## Written request
Set down the data below without change, skipping the pictures it holds.

## Available data

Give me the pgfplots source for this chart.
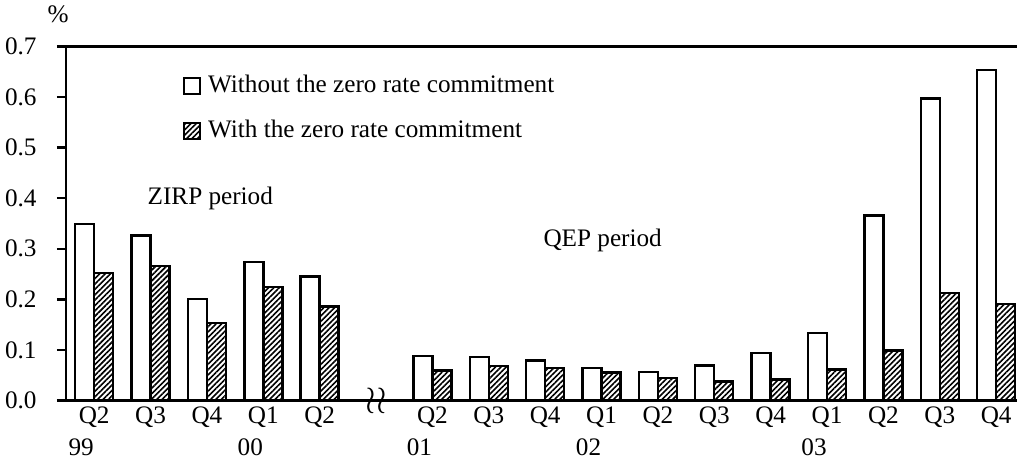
\documentclass[border=0pt]{standalone}
\usepackage{fontspec}
\setmainfont{Liberation Serif}
\usepackage{pgfplots}
\pgfplotsset{compat=1.18}
\usetikzlibrary{patterns.meta,calc}
\newcommand{\chartfont}{\fontsize{12.6}{15}\selectfont}
\begin{document}
\chartfont
\begin{tikzpicture}[font=\chartfont]
\begin{axis}[name=ax,
  width=475.5pt, height=177pt, scale only axis,
  xmin=-0.5, xmax=16.37, ymin=0, ymax=0.7,
  axis x line*=bottom, axis y line*=left,
  axis line style={-, line width=1.2pt, black},
  tick label style={font=\chartfont},
  ytick={0,0.1,0.2,0.3,0.4,0.5,0.6,0.7},
  yticklabel style={/pgf/number format/fixed, /pgf/number format/precision=1, /pgf/number format/fixed zerofill, anchor=east, inner sep=0pt, xshift=-10pt},
  /pgf/number format/assume math mode=true,
  ytick style={line width=1.2pt, black},
  tick align=outside, major tick length=4.5pt,
  xtick={0,1,2,3,4,6,7,8,9,10,11,12,13,14,15,16},
  xticklabels={Q2,Q3,Q4,Q1,Q2,Q2,Q3,Q4,Q1,Q2,Q3,Q4,Q1,Q2,Q3,Q4},
  xtick style={draw=none},
  xticklabel style={anchor=base, inner sep=0pt, yshift=-7pt},
  legend style={draw=none, fill=none, font=\chartfont, at={(0.123,0.918)}, anchor=north west, row sep=11.5pt, column sep=3.5pt, inner sep=0pt,
    nodes={inner sep=0pt, text height=8.5pt, text depth=2.5pt}},
  legend cell align=left,
  legend image code/.code={\draw[#1, line width=0.9pt] (0pt,-3.5pt) rectangle (8pt,4.5pt);},
  clip=false,
]
\addplot[ybar, bar width=9.5pt, bar shift=-4.75pt, draw=black, fill=white, line width=1.2pt] coordinates {
(0,0.349) (1,0.326) (2,0.201) (3,0.274) (4,0.245)
(6,0.0877) (7,0.0857) (8,0.079) (9,0.064) (10,0.056) (11,0.069) (12,0.094)
(13,0.134) (14,0.366) (15,0.597) (16,0.653)};
\addlegendentry{Without the zero rate commitment}
\addplot[ybar, bar width=9.5pt, bar shift=4.75pt, draw=black, line width=1.2pt,
  pattern={Lines[angle=45, distance=1.9pt, line width=0.8pt]}] coordinates {
(0,0.252) (1,0.266) (2,0.153) (3,0.224) (4,0.186)
(6,0.059) (7,0.068) (8,0.064) (9,0.055) (10,0.044) (11,0.0376) (12,0.0415)
(13,0.061) (14,0.099) (15,0.213) (16,0.191)};
\addlegendentry{With the zero rate commitment}
\draw[line width=1.2pt] (rel axis cs:0,1) -- (rel axis cs:1,1);
\node at (axis cs:2.06,0.40) {ZIRP period};
\node at (axis cs:9.02,0.316) {QEP period};
\node[scale=1.6] at (axis cs:5,0) {$\wr\wr$};
\node[anchor=base, xshift=-6.5pt, yshift=-27.5pt] at (axis cs:0,0) {99};
\node[anchor=base, xshift=-6.5pt, yshift=-27.5pt] at (axis cs:3,0) {00};
\node[anchor=base, xshift=-6.5pt, yshift=-27.5pt] at (axis cs:6,0) {01};
\node[anchor=base, xshift=-6.5pt, yshift=-27.5pt] at (axis cs:9,0) {02};
\node[anchor=base, xshift=-6.5pt, yshift=-27.5pt] at (axis cs:13,0) {03};
\node[anchor=base, xshift=-4pt, yshift=11.75pt] at (rel axis cs:0,1) {\%};
\end{axis}
\pgfresetboundingbox
\useasboundingbox ($(ax.south west)+(-33pt,-29.5pt)$) rectangle ($(ax.north east)+(0pt,23.25pt)$);
\end{tikzpicture}
\end{document}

## Written response
Give me the pgfplots source for this chart.
\documentclass[border=0pt]{standalone}
\usepackage{fontspec}
\setmainfont{Liberation Serif}
\usepackage{pgfplots}
\pgfplotsset{compat=1.18}
\usetikzlibrary{patterns.meta,calc}
\newcommand{\chartfont}{\fontsize{12.6}{15}\selectfont}
\begin{document}
\chartfont
\begin{tikzpicture}[font=\chartfont]
\begin{axis}[name=ax,
  width=475.5pt, height=177pt, scale only axis,
  xmin=-0.5, xmax=16.37, ymin=0, ymax=0.7,
  axis x line*=bottom, axis y line*=left,
  axis line style={-, line width=1.2pt, black},
  tick label style={font=\chartfont},
  ytick={0,0.1,0.2,0.3,0.4,0.5,0.6,0.7},
  yticklabel style={/pgf/number format/fixed, /pgf/number format/precision=1, /pgf/number format/fixed zerofill, anchor=east, inner sep=0pt, xshift=-10pt},
  /pgf/number format/assume math mode=true,
  ytick style={line width=1.2pt, black},
  tick align=outside, major tick length=4.5pt,
  xtick={0,1,2,3,4,6,7,8,9,10,11,12,13,14,15,16},
  xticklabels={Q2,Q3,Q4,Q1,Q2,Q2,Q3,Q4,Q1,Q2,Q3,Q4,Q1,Q2,Q3,Q4},
  xtick style={draw=none},
  xticklabel style={anchor=base, inner sep=0pt, yshift=-7pt},
  legend style={draw=none, fill=none, font=\chartfont, at={(0.123,0.918)}, anchor=north west, row sep=11.5pt, column sep=3.5pt, inner sep=0pt,
    nodes={inner sep=0pt, text height=8.5pt, text depth=2.5pt}},
  legend cell align=left,
  legend image code/.code={\draw[#1, line width=0.9pt] (0pt,-3.5pt) rectangle (8pt,4.5pt);},
  clip=false,
]
\addplot[ybar, bar width=9.5pt, bar shift=-4.75pt, draw=black, fill=white, line width=1.2pt] coordinates {
(0,0.349) (1,0.326) (2,0.201) (3,0.274) (4,0.245)
(6,0.0877) (7,0.0857) (8,0.079) (9,0.064) (10,0.056) (11,0.069) (12,0.094)
(13,0.134) (14,0.366) (15,0.597) (16,0.653)};
\addlegendentry{Without the zero rate commitment}
\addplot[ybar, bar width=9.5pt, bar shift=4.75pt, draw=black, line width=1.2pt,
  pattern={Lines[angle=45, distance=1.9pt, line width=0.8pt]}] coordinates {
(0,0.252) (1,0.266) (2,0.153) (3,0.224) (4,0.186)
(6,0.059) (7,0.068) (8,0.064) (9,0.055) (10,0.044) (11,0.0376) (12,0.0415)
(13,0.061) (14,0.099) (15,0.213) (16,0.191)};
\addlegendentry{With the zero rate commitment}
\draw[line width=1.2pt] (rel axis cs:0,1) -- (rel axis cs:1,1);
\node at (axis cs:2.06,0.40) {ZIRP period};
\node at (axis cs:9.02,0.316) {QEP period};
\node[scale=1.6] at (axis cs:5,0) {$\wr\wr$};
\node[anchor=base, xshift=-6.5pt, yshift=-27.5pt] at (axis cs:0,0) {99};
\node[anchor=base, xshift=-6.5pt, yshift=-27.5pt] at (axis cs:3,0) {00};
\node[anchor=base, xshift=-6.5pt, yshift=-27.5pt] at (axis cs:6,0) {01};
\node[anchor=base, xshift=-6.5pt, yshift=-27.5pt] at (axis cs:9,0) {02};
\node[anchor=base, xshift=-6.5pt, yshift=-27.5pt] at (axis cs:13,0) {03};
\node[anchor=base, xshift=-4pt, yshift=11.75pt] at (rel axis cs:0,1) {\%};
\end{axis}
\pgfresetboundingbox
\useasboundingbox ($(ax.south west)+(-33pt,-29.5pt)$) rectangle ($(ax.north east)+(0pt,23.25pt)$);
\end{tikzpicture}
\end{document}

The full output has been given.